市場を開拓した先駆者である「いきなりステーキ」のパクリと揶揄されながらも、店舗間のカニバリゼーションで失速したその先駆者から学習し、成長を加速させている「やっぱりステーキ」。 店舗の半分はフランチャイズで、他人資源を活用し経営リスクを分散させながら、経営理念共同体として強固な関係を構築し、積極的な店舗展開を推進中だ。 人口10万人当たりのステーキ店が10.8店と47都道府県で最も多い、沖縄が発祥の地だ。 ステーキを日常食にし、毎日でも食べられる気軽な食事にしたいと立ち上げたのが、ディーズプランニングの義元大蔵社長である。 2015年、那覇市に1号店をオープン。
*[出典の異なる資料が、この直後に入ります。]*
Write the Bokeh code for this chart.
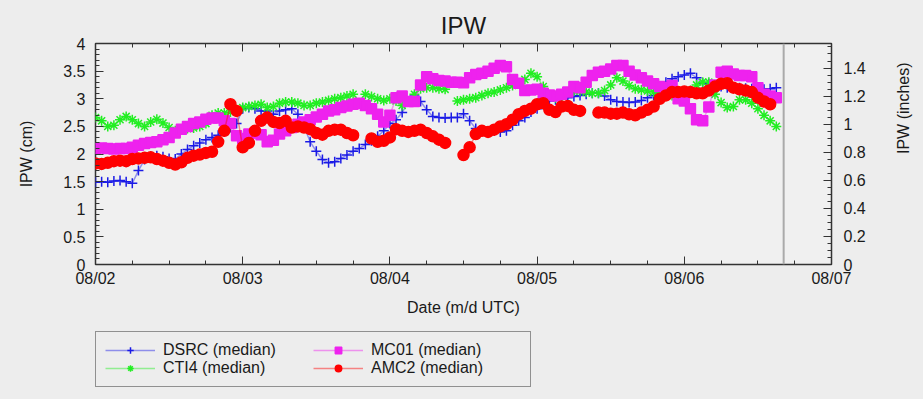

ローコストオペレーションの仕組みの確立により、多店舗展開をしていった。飲んだ後はステーキで締めるという沖縄文化を他地域でも広めており、店舗数の伸びは成長著しい。 コロナ禍でも店舗数を1.5倍と急伸させた実績を持つ。同社は非上場のため業績は公開していない。

“コスパ最強”と言われる充実のメニュー

やっぱりステーキのメニューボリューム感ある美味しい肉を低価格で提供されており、食肉が高騰している中で、コスパ最強と定評がある。 溶岩石の上に肉が盛られて提供され、シズル感(肉が焼ける音)と匂いがますます食欲を掻き立てる。卓上には豊富な種類のソースが置いてあり、味変が楽しめる。 2024年10月から、お肉はスモールサイズ(約150g)、レギュラーサイズ(約200g)、ラージサイズ(約300g)と用意されている。 小規模な店舗で一人でも気楽に入れて、しかも、今の時期にライス・卵スープ・サラダ(キャベツ千切り・マカロニサラダなど)も食べ放題で、安価だから、人気が出るのも当然のようだ。 2025年2月は10周年を迎え、より一層の成長を目指している。 海外市場の開拓にも注力し、現在、オーストラリア、シンガポール、ネパール、フィリピンなど、海外では合計12店舗がある。 直近では、2024年12月、シンガポールに2店舗目がオープン。2025年3月に4店舗目がオープンしたフィリピンは、人口構造的に若者世代が多く平均年齢も若くて人口も増加傾向にある。そして、経済も明るい兆しを見せている。もともとファストフードなどの外食文化があることから、安くて美味しいカジュアルステーキの文化を浸透させつつ、成長の加速に期待できそうだ。

業態の異なるステーキ店がそれぞれ拡大中

贅沢で豪華な食事とされたステーキ。昔はお祝いごとやハレの場でしか食べる機会がなかったが、気軽に行けるように業態開発してきたのが、ファストステーキ店やステーキファミレス店だ。 増加するインバウンド客にもステーキや鉄板焼きは人気だ。そのステーキ市場で、ブロンコビリーとやっぱりステーキの両社。それぞれ業態は異なるが、お互いを意識しながら市場に競争と刺激を与えている。 スクラップ&ビルドが頻繁で新陳代謝が激しい外食環境の中で、あらゆるコストの上昇に柔軟に対応している。この逆風を跳ね返し、今後も策定した成長戦略の実現に努めてほしい。